Nous sommes appelés en cette Nuit de Noël à nous ouvrir à cette joie merveilleuse, à cette nouveauté créatrice : Dieu vient parmi nous ! L’Emmanuel !
Nous sommes appelés à participer à la construction de son Corps qui est l’Église ; l’Église, qui est composée de ceux et celles qui vivent déjà de la vie de Jésus ; de ceux et celles qui vivent de la vie trinitaire ; et toute l’humanité est appelée à rentrer dans cette vie trinitaire, qui n’est autre que la réception de l’évangile : de se savoir aimé de Dieu ; aimé à tel point que Dieu a donné son Fils, qui nait aujourd’hui pour chacun des êtres humains dans toute l’histoire de l’humanité.
Ce don reçu au baptême et à la confirmation, nous sommes appelés à le déployer tout au long de notre vie ; nous sommes en devenir ; nous sommes appelés à une croissance sans cesse renouvelée, quel que soit notre âge.
Nous sommes appelés à remplir, à accomplir la mission que le Seigneur attend de nous, envers nos frères en humanité, aujourd’hui, tel que nous sommes, chacun et chacune de nous dans cette chapelle. Dieu a toujours l’initiative ; il est toujours le premier à faire le pas et à nous solliciter. Il attend de nous notre réponse ; il sollicite notre réponse libre et aimante ; il n’y a pas d’amour sans liberté ; la liberté peut manifester l’amour ; sans liberté, nous ne pouvons pas manifester notre amour.
Le Seigneur attend de nous une réponse libre, aimante, pour réaliser le dessein de miséricorde qu’il a pour nous, et la mission qu’il veut que nous accomplissions avec lui, aujourd’hui.
L’Église est la continuation du Verbe fait chair ; Jésus continue à agir dans le monde, par son Église, par sa vie divine, comme des canaux de grâce qui viennent vivifier, irriguer, l’humanité et redonner vie aux âmes mortes par le péché.
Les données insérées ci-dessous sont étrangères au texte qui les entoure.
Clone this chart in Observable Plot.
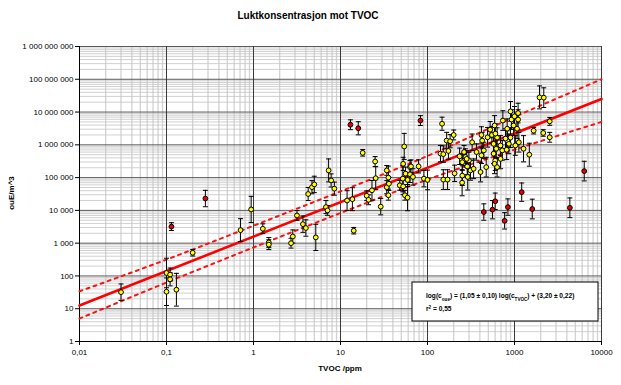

Nous sommes appelés à vivre cette journée dans la joie, la paix, de se savoir aimés avec certitude, mais aussi d’être aiguillonnés dans notre responsabilité de chrétien, et de témoin de cet amour de miséricorde, pour ceux et celles qui vivent dans des déserts spirituels, des déserts surnaturels, et qui attendent l’eau vivifiante du Salut qui est donné par Celui que nous célébrons cette Nuit : Jésus le Christ, notre Seigneur.